Two of the media outlets studied as part of El Hormiguero II were present at the launch of the report. De la Hoz spoke with Paola Jaramillo, director of Enlace Latino in the U.S., and Dunia Orellana, director of Reportar sin Miedo of Honduras, who delved a little deeper into these relationships with audiences, sustainability challenges and the use of technology in their newsrooms.
Jaramillo, whose office is located in North Carolina, explained the importance of closeness to communities, understanding which issues were most important, and helping readers make decisions.
Something supported by Orellana, whose media outlet is also directed at minorities such as women and members of the LGBTQ population. As a journalist who was once part of traditional media, she saw the biases in this coverage and together with Lourdes Ramírez decided to focus on this community. “We said 'well, we are going to focus on the LGBTQ population since if we are going to transgress a system, let's do it well,'” she explained during the launch.
The challenge for economic resources is common in all spheres. Jaramillo said that despite being in a country where it might be considered easier to obtain resources, the truth is that it is difficult to access them as a Latino media outlet. She said that while an English-language media outlet can apply for five grants and get up to US$1 million, they must apply for 15 to get US$400,000.

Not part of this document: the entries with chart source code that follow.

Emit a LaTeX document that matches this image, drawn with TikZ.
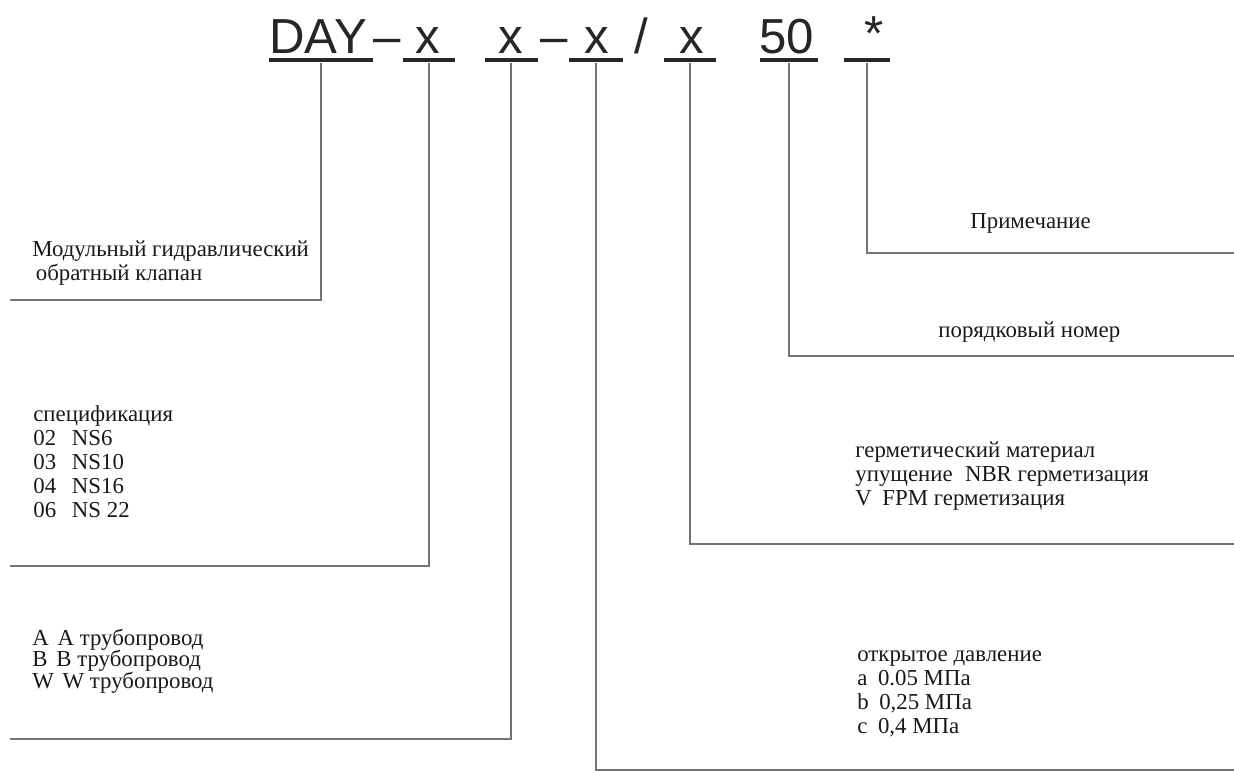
\documentclass[tikz,border=0pt]{standalone}
\usepackage{fontspec}
\setmainfont{Liberation Serif}
\newfontfamily\codefont{Liberation Sans}

\begin{document}
\begin{tikzpicture}[x=0.02cm, y=-0.02cm,
  code/.style={inner sep=0pt, anchor=base west, font=\codefont\fontsize{28}{28}\selectfont, text=black!85},
  bar/.style={rectangle, fill=black!85, inner sep=0pt, minimum height=0.09cm},
  lead/.style={line width=1.6pt, black!55},
  desc/.style={inner sep=0pt, anchor=base west, align=left, font=\fontsize{13}{13.6}\selectfont, text=black!90}]

 \useasboundingbox (0,0) rectangle (1234,774);

 % type code
 \node (day) [code] at (269,53) {DAY};
 \node (dash1) [code] at (373,53) {–};
 \node (xa) [code] at (415,53) {x};
 \node (xb) [code] at (498,53) {x};
 \node (dash2) [code] at (540,53) {–};
 \node (xc) [code] at (584,53) {x};
 \node (slash) [code] at (634,53) {/};
 \node (xd) [code] at (679,53) {x};
 \node (num) [code] at (759,53) {50};
 \node (star) [code] at (864,51) {*};

 % bars under the code
 \node (bday) [bar, minimum width=2.1cm] at (321,60) {};
 \node (bxa) [bar, minimum width=1.04cm] at (429,60) {};
 \node (bxb) [bar, minimum width=1.06cm] at (511,60) {};
 \node (bxc) [bar, minimum width=1.08cm] at (596,60) {};
 \node (bxd) [bar, minimum width=1.04cm] at (690,60) {};
 \node (bnum) [bar, minimum width=1.16cm] at (789,60) {};
 \node (bstar) [bar, minimum width=0.92cm] at (867,60) {};

 % free ends of the leaders
 \coordinate (eday) at (10,300);
 \coordinate (exa) at (10,566);
 \coordinate (exb) at (10,739);
 \coordinate (exc) at (1234,770);
 \coordinate (exd) at (1234,544);
 \coordinate (enum) at (1234,356);
 \coordinate (estar) at (1234,253);

 \draw[lead] (bday) |- (eday);
 \draw[lead] (bxa) |- (exa);
 \draw[lead] (bxb) |- (exb);
 \draw[lead] (bxc) |- (exc);
 \draw[lead] (bxd) |- (exd);
 \draw[lead] (bnum) |- (enum);
 \draw[lead] (bstar) |- (estar);

 % descriptions (placed at the baseline of the last line)
 \node (tday) [desc] at (32,280) {Модульный гидравлический\\\hspace{2pt}обратный клапан};
 \node (txa) [desc] at (33,517) {спецификация\\02\hspace{9pt}NS6\\03\hspace{9pt}NS10\\04\hspace{9pt}NS16\\06\hspace{9pt}NS 22};
 \node (txb) [desc, font=\fontsize{13}{12.2}\selectfont] at (32,688) {A\hspace{5pt}A трубопровод\\B\hspace{5pt}B трубопровод\\W\hspace{5pt}W трубопровод};
 \node (txc) [desc] at (857,733) {открытое давление\\a\hspace{6pt}0.05 МПа\\b\hspace{6pt}0,25 МПа\\c\hspace{6pt}0,4 МПа};
 \node (txd) [desc] at (855,505) {герметический материал\\упущение\hspace{7pt}NBR герметизация\\V\hspace{6pt}FPM герметизация};
 \node (tnum) [desc] at (938,337) {порядковый номер};
 \node (tstar) [desc] at (970,228) {Примечание};
\end{tikzpicture}
\end{document}
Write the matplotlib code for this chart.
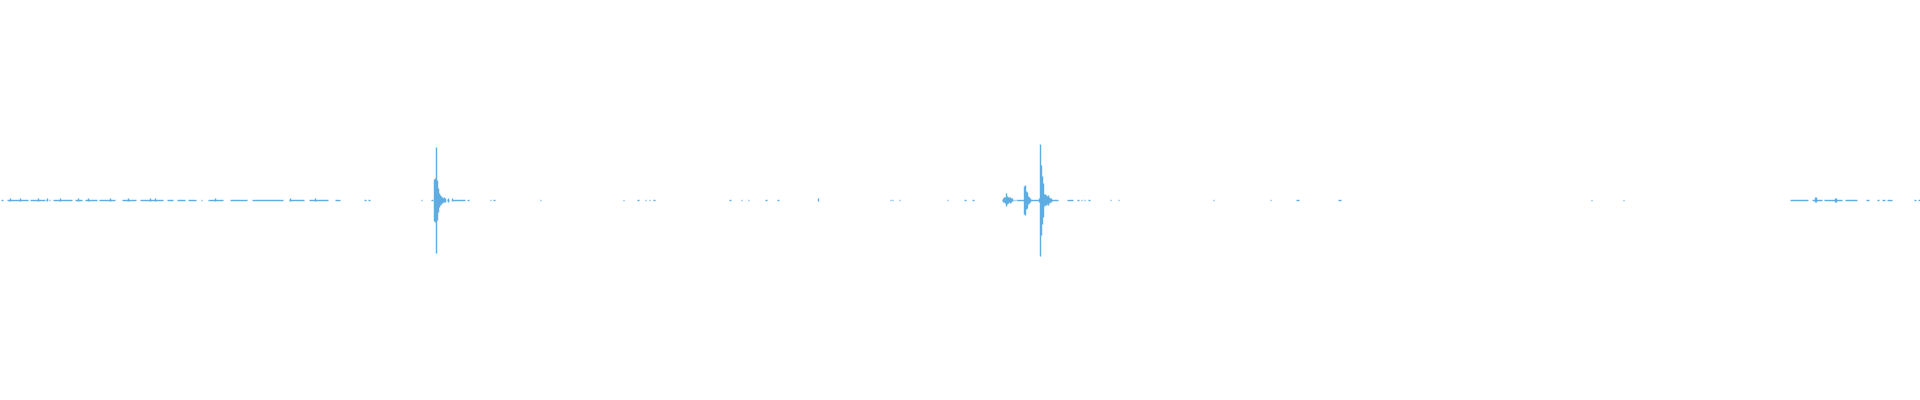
import numpy as np
import matplotlib.pyplot as plt

# tramos de ruido casi plano (inicio, fin) en columnas de muestra
seg_inicio = [1, 7, 30, 46, 49, 53, 75, 85, 99, 122, 140, 167, 177, 188, 201, 208, 230, 252, 289, 309, 335,
              364, 368, 421, 431, 447, 452, 467, 490, 493, 540, 623, 637, 645, 649, 653, 729, 741, 748, 765, 777,
              890, 892, 899, 947, 964, 972, 1002, 1014, 1016, 1017, 1029, 1045, 1067, 1077, 1081, 1084, 1088,
              1110, 1118, 1213, 1270, 1296, 1338, 1591, 1623,
              1790, 1812, 1824, 1845, 1866, 1877, 1882, 1887, 1914, 1918]
seg_fin = [3, 28, 45, 47, 50, 72, 82, 97, 115, 136, 163, 173, 185, 196, 202, 223, 247, 283, 304, 328, 340,
           366, 370, 422, 433, 449, 465, 469, 491, 495, 541, 624, 639, 646, 650, 655, 731, 742, 749, 767, 779,
           891, 893, 900, 948, 966, 974, 1013, 1015, 1017, 1024, 1040, 1058, 1073, 1079, 1082, 1085, 1090,
           1111, 1119, 1214, 1271, 1299, 1341, 1592, 1624,
           1808, 1822, 1842, 1857, 1869, 1879, 1885, 1892, 1916, 1920]

# columnas con amplitud visible (amplitud normalizada)
pico_x = [10, 20, 38, 47, 60, 78, 88, 110, 128, 150, 155, 215, 290, 315, 818,
          434, 435, 436, 437, 438, 439, 440, 441, 442, 443, 444, 445, 448, 452,
          1003, 1004, 1005, 1006, 1007, 1008, 1009, 1010, 1011, 1012,
          1024, 1025, 1026, 1027, 1028, 1029, 1030,
          1039, 1040, 1041, 1042, 1043, 1044, 1045, 1046, 1047, 1048, 1049, 1050, 1051,
          1815, 1816, 1835, 1836]
pico_amp = [0.007, 0.007, 0.007, 0.008, 0.007, 0.007, 0.007, 0.008, 0.007, 0.008, 0.007, 0.007, 0.007, 0.007, 0.006,
            0.105, 0.11, 0.265, 0.1, 0.06, 0.035, 0.025, 0.02, 0.015, 0.01, 0.014, 0.01, 0.01, 0.008,
            0.01, 0.012, 0.015, 0.032, 0.02, 0.015, 0.012, 0.015, 0.01, 0.008,
            0.07, 0.075, 0.045, 0.04, 0.02, 0.015, 0.01,
            0.01, 0.28, 0.175, 0.12, 0.085, 0.03, 0.028, 0.025, 0.02, 0.025, 0.015, 0.01, 0.01,
            0.012, 0.012, 0.01, 0.01]

color = '#5DADE2'

fig = plt.figure(figsize=(19.2, 4), dpi=100)
ax = fig.add_axes([0, 0, 1, 1])
ax.hlines(np.zeros(len(seg_inicio)), seg_inicio, seg_fin, colors=color, lw=1.0)
ax.vlines(pico_x, -np.array(pico_amp), np.array(pico_amp), colors=color, lw=1.0)
ax.set_xlim(0, 1920)
ax.set_ylim(-1.0025, 0.9975)
ax.axis('off')
plt.savefig('out.png', dpi=100, facecolor='white')
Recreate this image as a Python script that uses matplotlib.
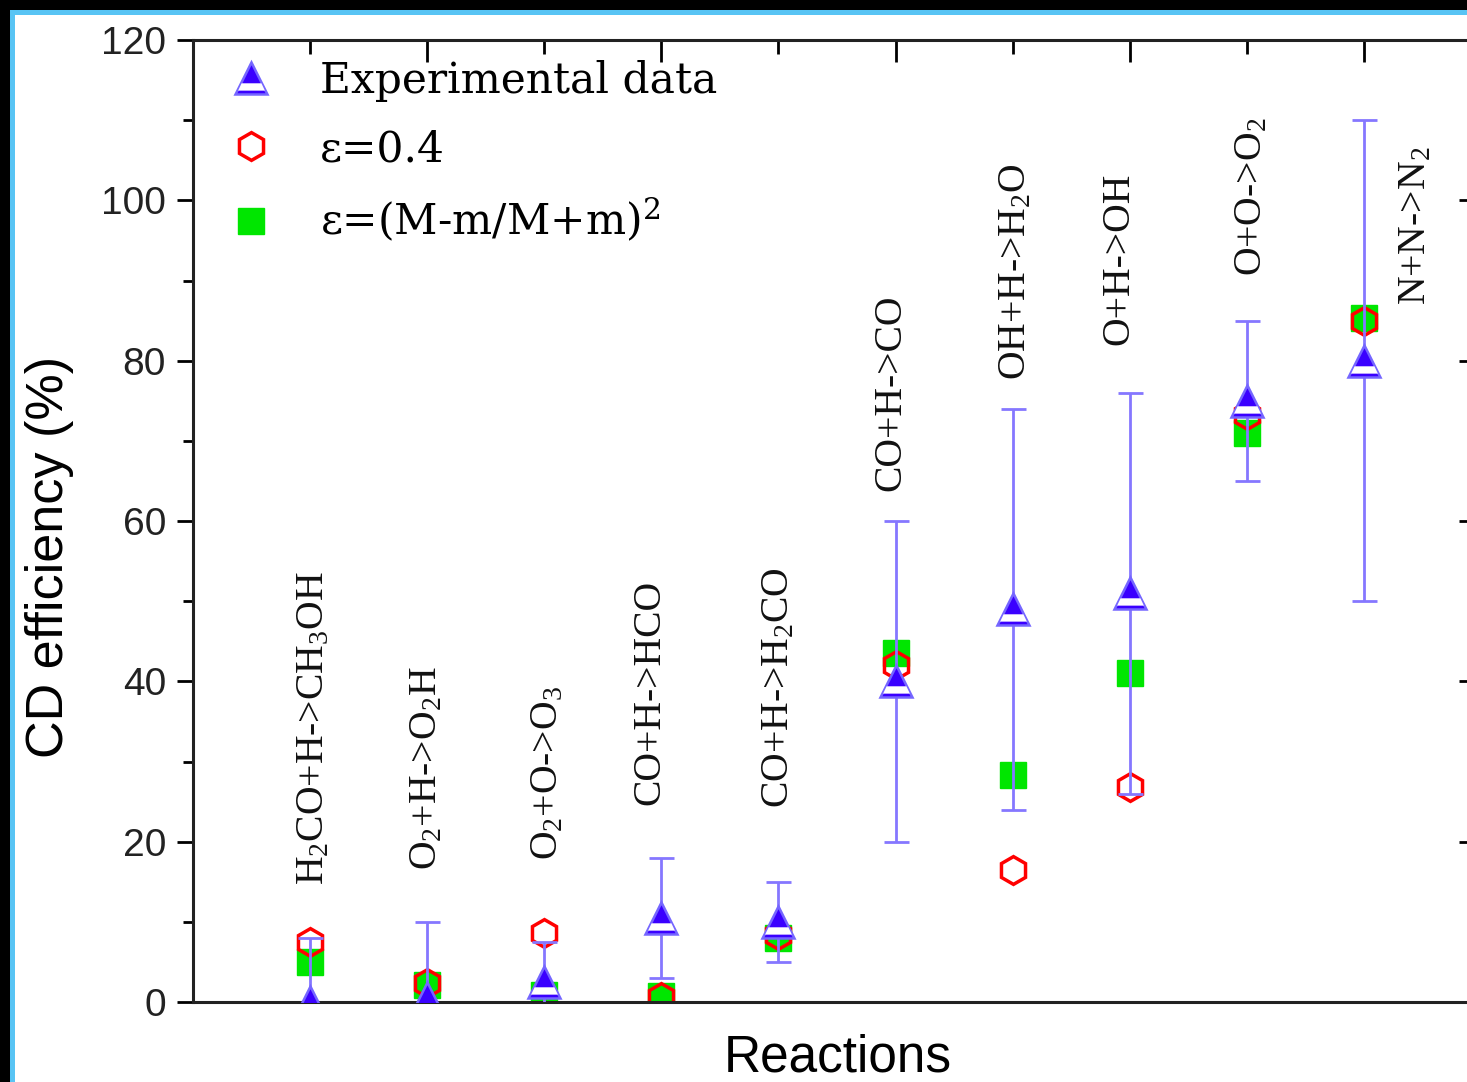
import matplotlib
matplotlib.use("Agg")
import matplotlib.pyplot as plt
from matplotlib.patches import Rectangle
from matplotlib.path import Path
from matplotlib.ticker import FixedLocator, MultipleLocator

# data
reactions = [r"H$_2$CO+H->CH$_3$OH", r"O$_2$+H->O$_2$H", r"O$_2$+O->O$_3$", "CO+H->HCO",
             r"CO+H->H$_2$CO", "CO+H->CO", r"OH+H->H$_2$O", "O+H->OH",
             r"O+O->O$_2$", r"N+N->N$_2$"]
exp_val = [0, 0.5, 2.5, 10.5, 10, 40, 49, 51, 75, 80]
exp_err = [8, 9.5, 5, 7.5, 5, 20, 25, 25, 10, 30]
eps04 = [7.5, 2.4, 8.6, 0.6, 8.3, 42, 16.5, 26.8, 73.2, 85]
eps_mass = [5, 2.1, 0.9, 0.7, 8, 43.5, 28.3, 41, 71, 85.3]
# where each reaction name sits (category units, % units)
label_x = [0.03, 0.0, 0.03, -0.1, 0.0, -0.04, 0.03, -0.09, 0.04, 0.44]
label_y = [14.6, 16.5, 17.7, 24.6, 24.2, 63.8, 77.6, 82, 90.6, 87]

plt.rcParams["mathtext.default"] = "regular"
W, H = 1467, 1082
fig = plt.figure(figsize=(W / 100, H / 100), dpi=100, facecolor="black")
fig.patches.append(Rectangle((10 / W, 0), 1, (H - 10) / H, transform=fig.transFigure,
                             facecolor="#58c4f4", edgecolor="none", zorder=-2))
fig.patches.append(Rectangle((15 / W, 0), 1, (H - 15) / H, transform=fig.transFigure,
                             facecolor="white", edgecolor="none", zorder=-1))

ax = fig.add_axes([193 / W, 80 / H, (1481 - 193) / W, (1002 - 40) / H])
ax.patch.set_alpha(0)
x = list(range(len(reactions)))

# white band in the lower part of the Origin-style half filled triangle
# (first lone MOVETO keeps the same scale as the '^' marker)
band = Path([(0, 1), (-0.62, -0.3), (0.62, -0.3), (0.84, -0.76), (-0.84, -0.76), (-0.62, -0.3)],
            [Path.MOVETO, Path.MOVETO, Path.LINETO, Path.LINETO, Path.LINETO, Path.CLOSEPOLY])

sq = ax.plot(x, eps_mass, "s", ms=19, color="#00e600", mec="#00e600", zorder=1)[0]
hx = ax.plot(x, eps04, "h", ms=20, mfc="none", mec="#ff0000", mew=2.5, zorder=2)[0]
ax.errorbar(x, exp_val, yerr=exp_err, fmt="none", ecolor="#8577ff", elinewidth=2,
            capsize=9, capthick=2, zorder=3)
tri = ax.plot(x, exp_val, "^", ms=23, mfc="#3a00ff", mec="#7566ff", mew=1.8, zorder=4)[0]
tri_band = ax.plot(x, exp_val, marker=band, ls="none", ms=23, mfc="white", mec="none",
                   zorder=5)[0]

for i, name in enumerate(reactions):
    ax.text(i + label_x[i], label_y[i], name, rotation=90, ha="center", va="bottom",
            fontsize=28.5, family="Liberation Serif", color="#111")

ax.set_xlim(-1, 10)
ax.set_ylim(0, 120)
ax.yaxis.set_major_locator(MultipleLocator(20))
ax.yaxis.set_minor_locator(MultipleLocator(10))
ax.xaxis.set_major_locator(FixedLocator([1, 3, 5, 7, 9]))
ax.xaxis.set_minor_locator(FixedLocator([0, 2, 4, 6, 8]))
ax.tick_params(axis="x", which="both", bottom=False, top=True, labelbottom=False,
               direction="in", width=2)
ax.tick_params(axis="y", which="both", left=True, right=False, width=2, direction="out")
ax.tick_params(axis="x", which="major", length=16)
ax.tick_params(axis="x", which="minor", length=10)
ax.tick_params(axis="y", which="major", length=11.5, labelsize=28, pad=8, labelcolor="#222")
ax.tick_params(axis="y", which="minor", length=7)
for lab in ax.get_yticklabels():
    lab.set_family("Liberation Sans")
for sp in ax.spines.values():
    sp.set_linewidth(2.2)
    sp.set_color("#222")

# right axis: inward ticks only (spine is just past the image edge)
rax = ax.secondary_yaxis("right")
rax.yaxis.set_major_locator(MultipleLocator(20))
rax.yaxis.set_minor_locator(MultipleLocator(10))
rax.tick_params(which="both", direction="in", width=2, labelright=False)
rax.tick_params(which="major", length=16)
rax.tick_params(which="minor", length=10)

ax.set_ylabel("CD efficiency (%)", fontsize=37.5, family="Liberation Sans")
ax.yaxis.set_label_coords((74 - 193) / 1288, (1002 - 557) / 962)
ax.set_xlabel("Reactions", fontsize=37, family="Liberation Sans")
ax.xaxis.set_label_coords((838 - 193) / 1288, -(1034 - 1002) / 962)

ax.legend(handles=[(tri, tri_band), hx, sq],
          labels=["Experimental data", "ε=0.4", r"ε=(M-m/M+m)$^2$"],
          loc="upper left", bbox_to_anchor=(36 / 1288, 1 - 20 / 962),
          frameon=False, prop={"family": "DejaVu Serif", "size": 30.5},
          handlelength=1.05, handletextpad=1.1, borderaxespad=0, borderpad=0,
          labelspacing=0.62)

fig.savefig("out.png", dpi=100, facecolor=fig.get_facecolor())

“There is still no balance in access to resources and funds for news media led by Latinos or Latinas or that produce information for a niche, for a very particular group other than English,” she said.
Not all financing strategies work everywhere, Orellana explained.
“The financing models that are sometimes imposed on us, 'charge subscriptions.’ It is not real for the populations that sometimes live with less than a dollar a day,” she said. “So we have to reinvent and look for ways. And how have we done it? Through projects. Our main financiers are women who believe in our work and dissident women, not only sexual, but who have other perspectives, who meet other perspectives.”
El Hormiguero II has four main parts, as Rey explained. A database, a questionnaire to characterize the media, conversations with the media, as well as a case analysis.
For this second part, they selected 17 Latin American media outlets and 10 from the United States.
“We chose them so that it was about seeing in them the diversity, the vitality, the different orientations that these digital native media have,” Rey added.
Both the first and second parts of the investigation are available for free download on the Gabo Foundation site.
Regarding the possibility of producing a third part of the investigation, the Gabo Foundation told LJR that
“We are exploring how to continue the study, not only to include new countries, but to update the information on those already observed and explore other variables that affect the behavior of the ecosystem of digital natives, and that have to do with access to information, freedom of expression, sustainability, among other topics.”